After 63 years of dispossession, Palestinians hold onto land deeds

Saleh Naami , Sunday 15 May 2011

Sixty-three years after the Nakba, Palestinian refugees still hold onto 'kawasheen' documents of the land from which they were expelled

Palestine
Palestinians walk past a painted wall during a rally marking the upcoming 63rd anniversary of the Nakba, Graffiti painting symbolizes the loss of Palestinian homes in 1948, (AP).

As he does every year on this day, Maged Abu Awad, 22, brings a pile of papers and puts them in front of his grandmother Zayda for her to hold in her hands. Today marks the 63rd anniversary of the Palestinian Nakba, the Arabic word meaning calamity which Palestinians use to refer to their expulsion from Palestine. Although she is blind, this eighty-year old woman insists on holding the documents. They were issued in March 1908 by the Ottoman administration in Beir Sabe, and they confirm her family’s ownership of 1,500 dunams of land inside the city.

The documents she calls kawasheen have yellowed, but the family of Abu Awad still keep them safe. They confirm the family’s ownership of the land before it was taken over by Zionist militias decades ago. What Zayda doesn’t know is that the land documented in the papers has been used to build Jewish settlements. Jewish immigrants from France now live on the land, on which they grow grapes and make wine.

Many Palestinian families still hold on to these kawasheen. They believe that one day they will recover their rights to return to their land. Hassan Ramadan, 79, who now lives in Deir Al-Balah in the centre of the Gaza Strip, says he still remembers every inch of his village of Hamamah in southern Palestine. The village is now the site of Hatzerim, one of Israel’s largest military bases. “I might die before I go back to Hamamah,” Ramadan says, “but I am confident that if my children and grandchildren don’t go back there, their children and grandchildren one day will. These are rights which we will not give up.”

Hassan Al-Emad fled with his family from the village of Barbara on 25 March, 1948, when Zionist militias began shooting randomly at worshippers in the local mosque during midday prayers. Al-Emad, who currently lives at Al-Maghazi Refugee Camp in the centre of Gaza, was only seven years old at the time. Yet he still remembers the bodies of children he once played with loaded with Zionist bullets at the entrance to the village mosque. He has made his five children and 30 grandchildren promise that they will do their best to one day liberate Barbara.

Students in Palestine have special activities at school to mark the anniversary of the Nakba. Ibrahim Borayk, 11, a sixth grader, is planning a surprise for his classmates. He plans to show them the key to the house his grandfather owned in the town of Askalan in southern Palestine. In his speech, Borayk will tell them he plans to hold on to this key and work to take it back to Askalan one day.

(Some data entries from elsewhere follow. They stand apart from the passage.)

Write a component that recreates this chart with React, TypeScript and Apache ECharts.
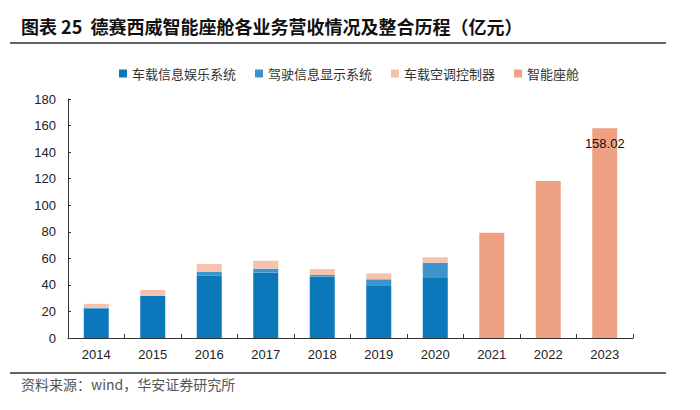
import React, { useEffect, useRef } from "react";
import * as echarts from "echarts";

const years = ["2014", "2015", "2016", "2017", "2018", "2019", "2020", "2021", "2022", "2023"];
const infotainment = [22, 31.6, 47, 49.2, 46.2, 39.7, 45.2, null, null, null];
const display = [0.7, 0.3, 2.8, 3, 1.3, 4.5, 11.5, null, null, null];
const climate = [3, 4.3, 6, 6, 4.4, 4.5, 4.1, null, null, null];
const cockpit = [null, null, null, null, null, null, null, 79.3, 118.2, 158.02];
const seriesNames = ["车载信息娱乐系统", "驾驶信息显示系统", "车载空调控制器", "智能座舱"];
const colors = ["#0B78BC", "#3C94CD", "#F5C2AD", "#EEA283"];
const yTicks = { min: 0, max: 180, interval: 20 };

const titleText = "图表 25  德赛西威智能座舱各业务营收情况及整合历程（亿元）";
const sourceText = "资料来源：wind，华安证券研究所";

export default function App() {
  const ref = useRef<HTMLDivElement>(null);
  useEffect(() => {
    if (!ref.current) return;
    const chart = echarts.init(ref.current, undefined, { renderer: "svg" });
    const cjk = '"Noto Sans CJK SC", sans-serif';
    const num = '"Liberation Sans", Arial, sans-serif';
    const lastIdx = cockpit.length - 1;
    chart.setOption({
      animation: false,
      backgroundColor: "#fff",
      color: colors,
      grid: { left: 68, right: 67, top: 99, bottom: 72, containLabel: false },
      legend: {
        top: 62,
        left: 114,
        itemWidth: 8,
        itemHeight: 8,
        itemGap: 19,
        icon: "rect",
        textStyle: { fontFamily: cjk, fontSize: 13, color: "#333" },
        data: seriesNames,
      },
      xAxis: {
        type: "category",
        data: years,
        axisLine: { show: true, lineStyle: { color: "#333", width: 1 } },
        axisTick: { show: true, inside: true, length: 4, lineStyle: { color: "#333" } },
        axisLabel: { fontFamily: num, fontSize: 13, color: "#222", margin: 10 },
      },
      yAxis: {
        type: "value",
        min: yTicks.min,
        max: yTicks.max,
        interval: yTicks.interval,
        splitLine: { show: false },
        axisLine: { show: true, lineStyle: { color: "#333", width: 1 } },
        axisTick: { show: true, inside: true, length: 3, lineStyle: { color: "#333" } },
        axisLabel: { fontFamily: num, fontSize: 13, color: "#222", margin: 12 },
      },
      series: [
        { name: seriesNames[0], type: "bar", stack: "a", barWidth: 25, data: infotainment },
        { name: seriesNames[1], type: "bar", stack: "a", barWidth: 25, data: display },
        { name: seriesNames[2], type: "bar", stack: "a", barWidth: 25, data: climate },
        {
          name: seriesNames[3],
          type: "bar",
          stack: "a",
          barWidth: 25,
          data: cockpit.map((v, i) =>
            i === lastIdx
              ? {
                  value: v,
                  label: {
                    show: true,
                    position: "insideTop",
                    distance: 9,
                    color: "#111",
                    fontFamily: num,
                    fontSize: 13,
                    formatter: (p: any) => Number(p.value).toFixed(2),
                  },
                }
              : v
          ),
        },
      ],
      graphic: [
        {
          type: "text",
          left: 21,
          top: 17,
          style: { text: titleText, fontFamily: cjk, fontSize: 18, fontWeight: "bold", fill: "#111" },
        },
        { type: "line", shape: { x1: 10, y1: 43, x2: 666, y2: 43 }, style: { stroke: "#333", lineWidth: 1.5 } },
        { type: "line", shape: { x1: 10, y1: 373, x2: 666, y2: 373 }, style: { stroke: "#333", lineWidth: 1.5 } },
        {
          type: "text",
          left: 21,
          top: 377,
          style: { text: sourceText, fontFamily: cjk, fontSize: 14, fill: "#555" },
        },
      ],
    });
    return () => chart.dispose();
  }, []);
  return (
    <div
      ref={ref}
      style={{ position: "fixed", left: 0, top: 0, width: 700, height: 410, background: "#fff" }}
    />
  );
}
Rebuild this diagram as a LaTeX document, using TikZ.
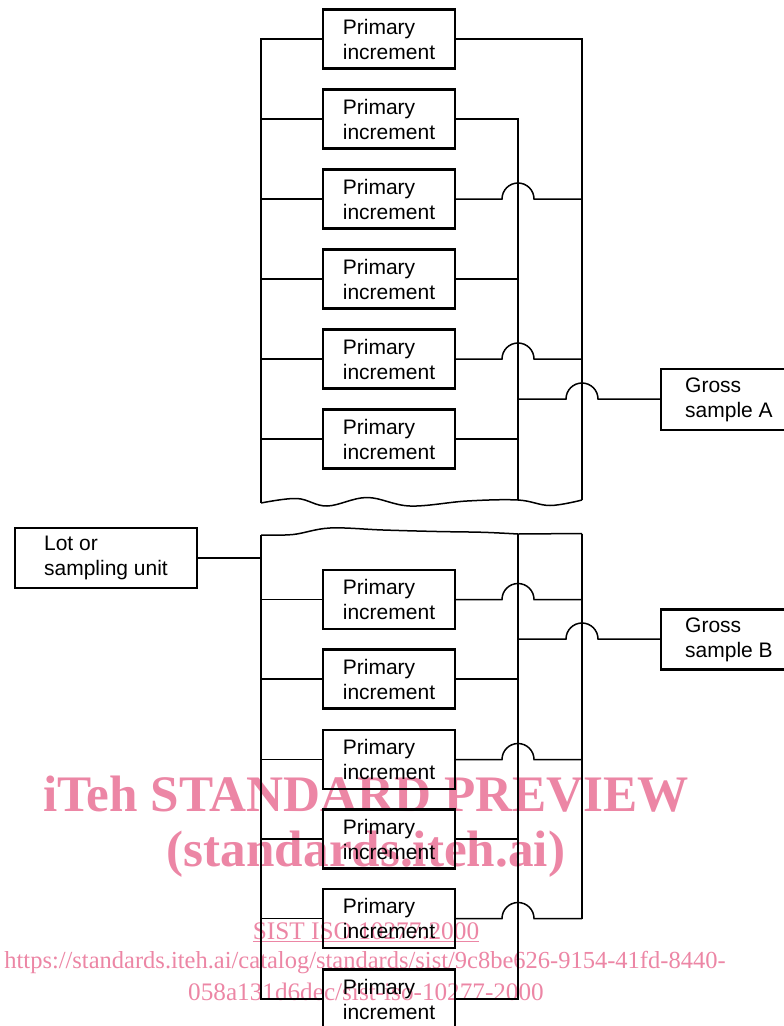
\documentclass[tikz,border=0pt]{standalone}
\usepackage{fontspec}
\setmainfont{Liberation Sans}
\newfontfamily\wmfont{Liberation Serif}
\usetikzlibrary{calc}
\definecolor{wmpink}{RGB}{236,134,165}
\begin{document}
\begin{tikzpicture}[x=1pt,y=1pt,
  box/.style={draw,line width=2.1pt,minimum width=132pt,minimum height=59pt,align=left,inner sep=0pt,font=\fontsize{21}{25}\selectfont},
  wire/.style={line width=1.5pt},
  wmbig/.style={text=wmpink,font=\wmfont\bfseries\fontsize{51.2}{56}\selectfont,anchor=base,inner sep=0pt},
  wmsmall/.style={text=wmpink,font=\wmfont\fontsize{24.5}{28}\selectfont,anchor=base,inner sep=0pt}]

\useasboundingbox (0,0) rectangle (784,-1026);

% watermark
\node[wmbig] (w1) at (366,-811) {iTeh STANDARD PREVIEW};
\node[wmbig] (w2) at (366,-866) {(standards.iteh.ai)};
\node[wmsmall,font=\wmfont\fontsize{25.3}{28}\selectfont] (w3) at (366,-939) {\underline{SIST ISO 10277:2000}};
\node[wmsmall] (w4) at (365,-968) {https://standards.iteh.ai/catalog/standards/sist/9c8be626-9154-41fd-8440-};
\node[wmsmall,font=\wmfont\fontsize{25.2}{28}\selectfont] (w5) at (366,-1000) {058a131d6dec/sist-iso-10277-2000};

% nodes
\foreach \i/\y in {1/39,2/119,3/199,4/279,5/359,6/439,7/599.5,8/679,9/759.5,10/839,11/918.5,12/999}
  \node[box] (p\i) at (389,-\y) {Primary\\increment};
\node[box,minimum width=182pt,minimum height=60pt] (lot) at (106,-558) {Lot or\\sampling unit};
\node[box,minimum width=136pt,minimum height=61pt] (gA) at (729,-399.5) {Gross\\sample A};
\node[box,minimum width=136pt,minimum height=60pt] (gB) at (729,-639.5) {Gross\\sample B};

% bus coordinates
\coordinate (Lbot) at (261,-503);
\coordinate (Mbot) at (518,-500);
\coordinate (Rbot) at (582,-500);
\coordinate (Ltop2) at (261,-535);
\coordinate (Mtop2) at (518,-534);
\coordinate (Rtop2) at (582,-533.5);
\coordinate (jA) at (518,-399);
\coordinate (jB) at (518,-639);

% upper block
\draw[wire] (p1.west) -| (Lbot);
\foreach \i in {2,...,6} \draw[wire] (p\i.west) -- (p\i.west -| Lbot);
\draw[wire] (p1.east) -| (Rbot);
\draw[wire] (p2.east) -| (Mbot);
\foreach \i in {4,6} \draw[wire] (p\i.east) -- (p\i.east -| Mbot);
\foreach \i in {3,5}
  \draw[wire] (p\i.east) -- ($(p\i.east -| Mbot)+(-16,0)$) arc[start angle=180,end angle=0,radius=16pt] -- (p\i.east -| Rbot);
\draw[wire] (jA) -- ($(jA -| Rbot)+(-16,0)$) arc[start angle=180,end angle=0,radius=16pt] -- (jA -| gA.west);
\draw[wire] plot[smooth,tension=0.6] coordinates {(261,-503) (297,-498.5) (327,-506) (367,-497.5) (410,-506) (467,-501) (518,-500) (550,-505.5) (582,-500)};

% lower block
\draw[wire] plot[smooth,tension=0.6] coordinates {(261,-535) (293,-534.5) (330,-528) (383,-530) (437,-531.5) (483,-532.3) (518,-534)} -- (Rtop2);
\draw[wire] (lot.east) -- (lot.east -| Ltop2);
\draw[wire] (Ltop2) |- (p12.west);
\foreach \i in {7,...,11} \draw[wire] (p\i.west) -- (p\i.west -| Ltop2);
\draw[wire] (Mtop2) |- (p12.east);
\draw[wire] (Rtop2) -- (p11.east -| Rtop2);
\foreach \i in {8,10} \draw[wire] (p\i.east) -- (p\i.east -| Mtop2);
\foreach \i in {7,9,11}
  \draw[wire] (p\i.east) -- ($(p\i.east -| Mtop2)+(-16,0)$) arc[start angle=180,end angle=0,radius=16pt] -- (p\i.east -| Rtop2);
\draw[wire] (jB) -- ($(jB -| Rtop2)+(-16,0)$) arc[start angle=180,end angle=0,radius=16pt] -- (jB -| gB.west);
\end{tikzpicture}
\end{document}
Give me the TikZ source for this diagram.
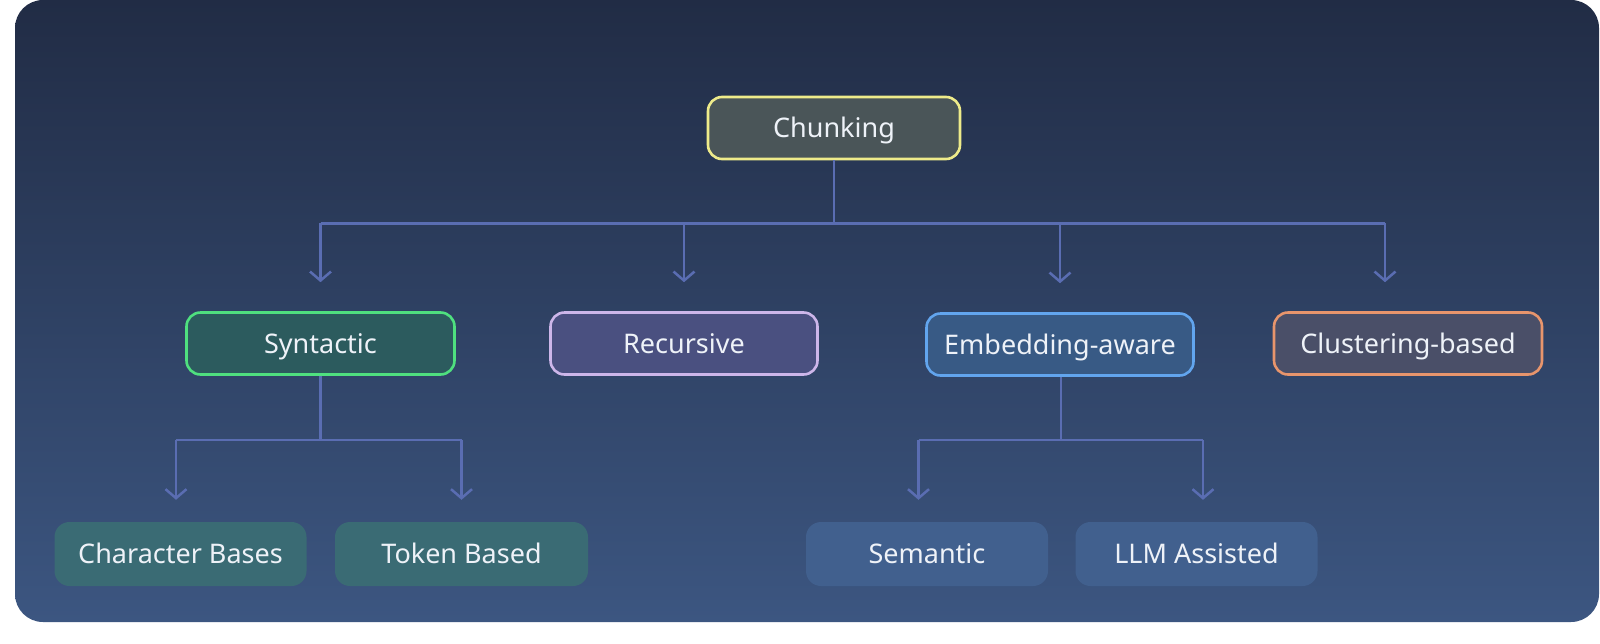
\documentclass[tikz,border=0pt]{standalone}
\usepackage{fontspec}
\setmainfont{Noto Sans}
\usetikzlibrary{arrows.meta,calc}
\definecolor{bgtop}{HTML}{212C45}
\definecolor{bgbot}{HTML}{3C5681}
\definecolor{linec}{HTML}{5A6DB2}
\definecolor{txt}{HTML}{EEF2F8}
\definecolor{chF}{HTML}{4A5558}\definecolor{chD}{HTML}{EEEB8A}
\definecolor{syF}{HTML}{2C5B5E}\definecolor{syD}{HTML}{4FE07F}
\definecolor{reF}{HTML}{4A5080}\definecolor{reD}{HTML}{CDB6EA}
\definecolor{emF}{HTML}{385A85}\definecolor{emD}{HTML}{62A5EE}
\definecolor{clF}{HTML}{4A4F68}\definecolor{clD}{HTML}{E8956C}
\definecolor{leafA}{HTML}{3A6B74}
\definecolor{leafB}{HTML}{41608E}
\begin{document}
\begin{tikzpicture}[x=1pt,y=-1pt,
  box/.style={rounded corners=14pt, line width=2.6pt, minimum height=62pt,
    text=txt, font=\fontsize{27}{32}\selectfont, inner sep=0pt,
    text height=24.5pt, text depth=5pt},
  leaf/.style={rounded corners=15pt, minimum height=64pt,
    text=txt, font=\fontsize{27}{32}\selectfont, inner sep=0pt,
    text height=24.5pt, text depth=5pt},
  conn/.style={draw=linec, line width=2.5pt},
  arr/.style={conn, -{Straight Barb[length=9pt,width=21pt,line width=2.5pt]}}
]
\useasboundingbox (0,0) rectangle (1600,643);
\fill[white] (0,0) rectangle (1600,643);
\shade[top color=bgtop, bottom color=bgbot, rounded corners=28pt] (15,0) rectangle (1599,622);

% nodes
\node[box, fill=chF, draw=chD, minimum width=252pt] (chunk) at (834,128) {Chunking};
\node[box, fill=syF, draw=syD, minimum width=268pt] (syn) at (320.5,343.5) {Syntactic};
\node[box, fill=reF, draw=reD, minimum width=267pt] (rec) at (684,343.5) {Recursive};
\node[box, fill=emF, draw=emD, minimum width=267pt] (emb) at (1060,344.5) {Embedding-aware};
\node[box, fill=clF, draw=clD, minimum width=268pt] (clu) at (1408,343.5) {Clustering-based};

\node[leaf, fill=leafA, minimum width=252pt] (chr) at (180.5,554) {Character Bases};
\node[leaf, fill=leafA, minimum width=253pt] (tok) at (461.5,554) {Token Based};
\node[leaf, fill=leafB, minimum width=242pt] (sem) at (927,554) {Semantic};
\node[leaf, fill=leafB, minimum width=242pt] (llm) at (1196.5,554) {LLM Assisted};

% level 1 connectors
\coordinate (b0) at ($(chunk.south)+(0,63)$);
\coordinate (bL) at (syn.north |- b0);
\coordinate (bR) at ($(clu.north |- b0)+(-23,0)$);
\draw[conn] (chunk.south) -- (b0);
\draw[conn] (bL) -- (bR);
\draw[arr] (bL) -- ($(syn.north)+(0,-29)$);
\draw[arr] (rec.north |- b0) -- ($(rec.north)+(0,-29)$);
\draw[arr] (emb.north |- b0) -- ($(emb.north)+(0,-29)$);
\draw[arr] (bR) -- ($(clu.north)+(-23,-29)$);

% level 2 connectors: syntactic
\coordinate (s0) at ($(syn.south)+(0,64)$);
\coordinate (sL) at ($(chr.north |- s0)+(-4.5,0)$);
\coordinate (sR) at (tok.north |- s0);
\draw[conn] (syn.south) -- (s0);
\draw[conn] (sL) -- (sR);
\draw[arr] (sL) -- ($(chr.north)+(-4.5,-22)$);
\draw[arr] (sR) -- ($(tok.north)+(0,-22)$);

% level 2 connectors: embedding
\coordinate (e0) at ($(emb.south)+(1,63)$);
\coordinate (eL) at ($(sem.north |- e0)+(-8.5,0)$);
\coordinate (eR) at ($(llm.north |- e0)+(6.5,0)$);
\draw[conn] ($(emb.south)+(1,0)$) -- (e0);
\draw[conn] (eL) -- (eR);
\draw[arr] (eL) -- ($(sem.north)+(-8.5,-22)$);
\draw[arr] (eR) -- ($(llm.north)+(6.5,-22)$);
\end{tikzpicture}
\end{document}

This year, the Palestinians whom Zionist militias failed to expel are planning unprecedented activities to mark the Nakba. One is a march by youth to Palestinian villages which Zionist militias destroyed on the eve of the 1948 war. One will head to Al-Damon and Al-Roweis, towns that were destroyed on the eve of the war, their residents expelled to Lebanon.

The Arab Follow-Up Committee, a leadership umbrella that unites the Palestinians who remained in Palestine, will sponsor several activities throughout the week. Among these are drives to renovate cemeteries and mosques that stand amid the rubble of destroyed towns and cities. Palestinian youth are keen to pray every Friday in these renovated mosques, such as the Abu Hussein mosque in the destroyed village of Al-Hassanat, now the tourist town Nof Yam. Over the objections of Jewish settlers there, Sheikh Raed Salah, leader of the Islamic movement in Israel, presides over the youth’s prayer services at the mosque. There is also a plan to renovate all the mosques and Islamic cemeteries which survived the Nakba.